Selina is the charming little scamp who comes into Bruce Wayne's sterile life and shakes everything up, teasing him with the fact that he wants to kiss her and contrasting her street-smart toughness with his uptight blue-blood stiff-collar seriousness. Bruce is busy creating his own curriculum for homeschooling, she's wearing goggles indoors. It's adorable...ish. And it leads to a raucous foodfight that leads Alfred to get over his hangups about having the young thief live at Wayne Manor, after all.


So again... a touch of prequel-itis. This show is trying to charge ahead with having Selina and Bruce become besties, and Gordon and Dent become crusading crime-fighters long before Batman. But it's severely constrained by what we already know about Batman's world, even if it's already taking huge liberties.

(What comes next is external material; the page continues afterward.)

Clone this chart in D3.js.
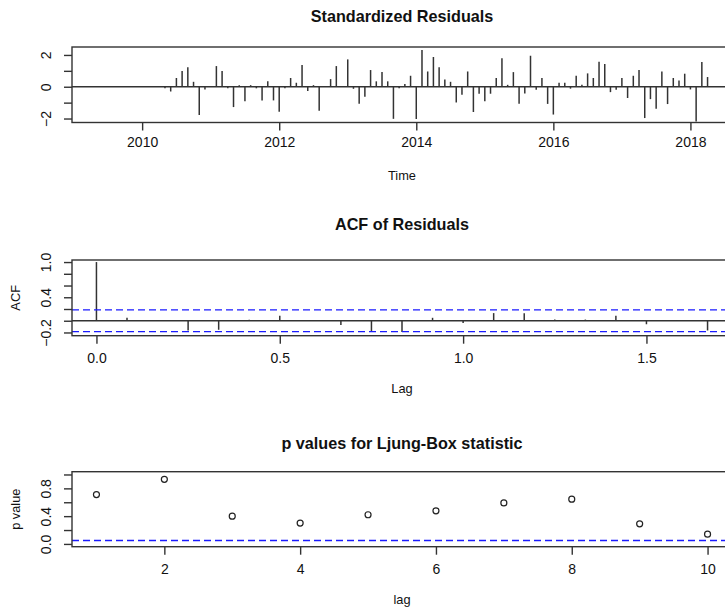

I'm honestly fascinated to see where we are after a few years of the Batman villains all developing and Bruce still being a kid. I guess one possibility is we end up with a situation like Smallville, which by the end had the entire Justice League (minus Batman and Wonder Woman) in costume and fighting evil, but Clark still hadn't put on the suit yet. Prequels, man. It's a weird thing.